The Dighton Rock is a 40-ton boulder located on the shores of the
Taunton River in Massachusetts and it is covered in puzzling
petroglyphs. For nearly 300 years, people have speculated about its
origin and meaning. Investigators have attempted to decode the odd
glyphs since an English colonist first described the boulder in 1680,
but they have had little success. In 1963, state officials removed the
boulder and kept it for preservation. Most scholars think the stone
carvings are of Native American origins. Some of the wilder theories
have proposed that it was the work of the Portuguese, Chinese, or even
the ancient Phoenicians.
The Green Children of Woolpit were two children who appeared in
the village of Woolpit in Suffolk, UK, in the 12th century.
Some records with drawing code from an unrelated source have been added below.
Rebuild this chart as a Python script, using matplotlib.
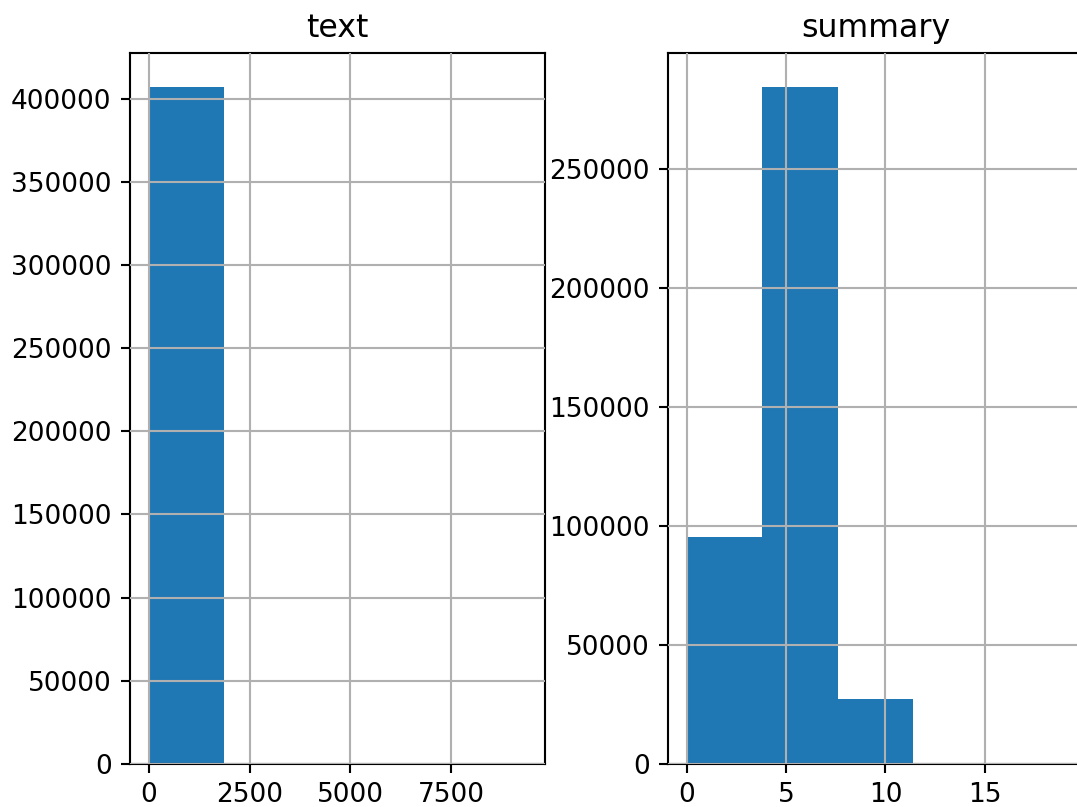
import matplotlib
matplotlib.use("Agg")
import matplotlib.pyplot as plt

# Data (5 bins each)
text_edges = [0, 1873, 3746, 5620, 7493, 9366]
text_counts = [407000, 600, 60, 8, 2]

summary_edges = [0.0, 3.8, 7.6, 11.4, 15.2, 19.0]
summary_counts = [95500, 284300, 27100, 300, 20]

titles = ["text", "summary"]

DPI = 190
W, H = 1077, 807
fig = plt.figure(figsize=(W / DPI, H / DPI), dpi=DPI)

ax_bottom = (H - 764) / H
ax_height = (764 - 53) / H
ax1 = fig.add_axes([130 / W, ax_bottom, 415 / W, ax_height])
ax2 = fig.add_axes([668 / W, ax_bottom, 415 / W, ax_height])

for ax, edges, counts, title in [
    (ax1, text_edges, text_counts, titles[0]),
    (ax2, summary_edges, summary_counts, titles[1]),
]:
    lefts = edges[:-1]
    widths = [edges[i + 1] - edges[i] for i in range(len(edges) - 1)]
    ax.bar(lefts, counts, width=widths, align="edge", color="#1f77b4",
           linewidth=0)
    ax.set_title(title)
    ax.grid(True)
    ax.set_axisbelow(False)

ax1.set_xticks([0, 2500, 5000, 7500])
ax2.set_xticks([0, 5, 10, 15])

fig.savefig("out.png", dpi=DPI)
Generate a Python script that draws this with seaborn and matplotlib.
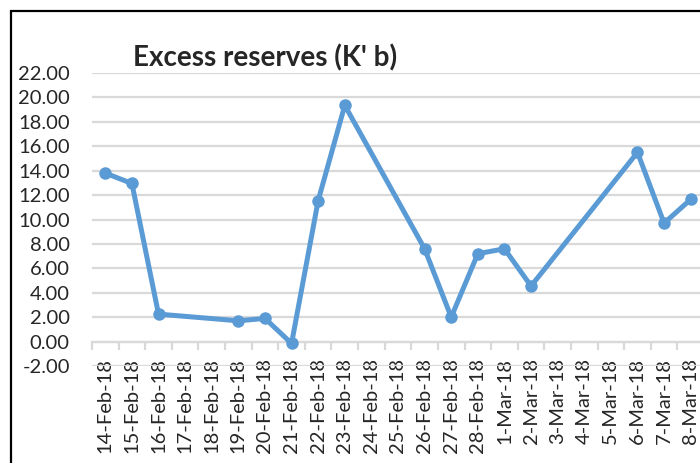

The brother
and sister had green colored skin, even though they appeared normal in
all other ways. They spoke an unrecognized language and refused to eat
anything other than pitch from bean pods. Eventually, their skin lost
its green color. After they learned English, they explained that they
were from the “Land of St Martin,” which was a dark place because the
sun never rose far above the horizon. They claimed that they were
tending their father’s herd and followed a river of light when they
heard the sounds of bells. Then they arrived in Woolpit. Some of the
more unusual theories proposed for the origin of the children are that
they were Hollow Earth children, parallel dimension children, or
Extraterrestrial children.
In 1957, 11 year-old Joanna and 6 year-old Jacqueline Pollock
were tragically killed in a car accident in Northumberland, England.
They were sisters. A year later, their mother gave birth to twins
Jennifer and Gillian. The younger twin, Jennifer, had birth marks on her
body in exactly the same place as Jacqueline had them. The twins then
started requesting toys belonging to the deceased girls which they had
no prior knowledge of. The twins even asked to go to a park they have
never been to before (but their deceased sisters have). A well-respected
psychologist at the time, one Dr. Ian Stevenson, studied the case
in-depth and concluded it was likely the twins were reincarnations of
their departed sisters.
"I like killing people because it is so much fun." That is how one of
the many encrypted letters sent to San Francisco newspapers began, sent
by the man who called himself the Zodiac. For most of 1969, a serial
killer terrorized Bay Area residents, killing five and possibly more. It
started when a couple was shot to death while sitting in a car on a
lover's lane on Dec. 20, 1968. Over the next 10 months, the killer would
strike again, shooting a couple in a public park, trussing up and
stabbing yet another man and woman near a peaceful lake, and shooting a
cabdriver in the head. The Zodiac killer toyed with police and reporters
the whole time. He called in several of the murders and began to send
coded letters to newspapers, using a cross within a circle as his
symbol. At one point, he mailed in a piece of bloodied shirt to prove he
was who he claimed to be. Another time, he threatened to shoot up a
school bus full of children. The investigation went on for years.
Several suspects were questioned, but the killer was never caught.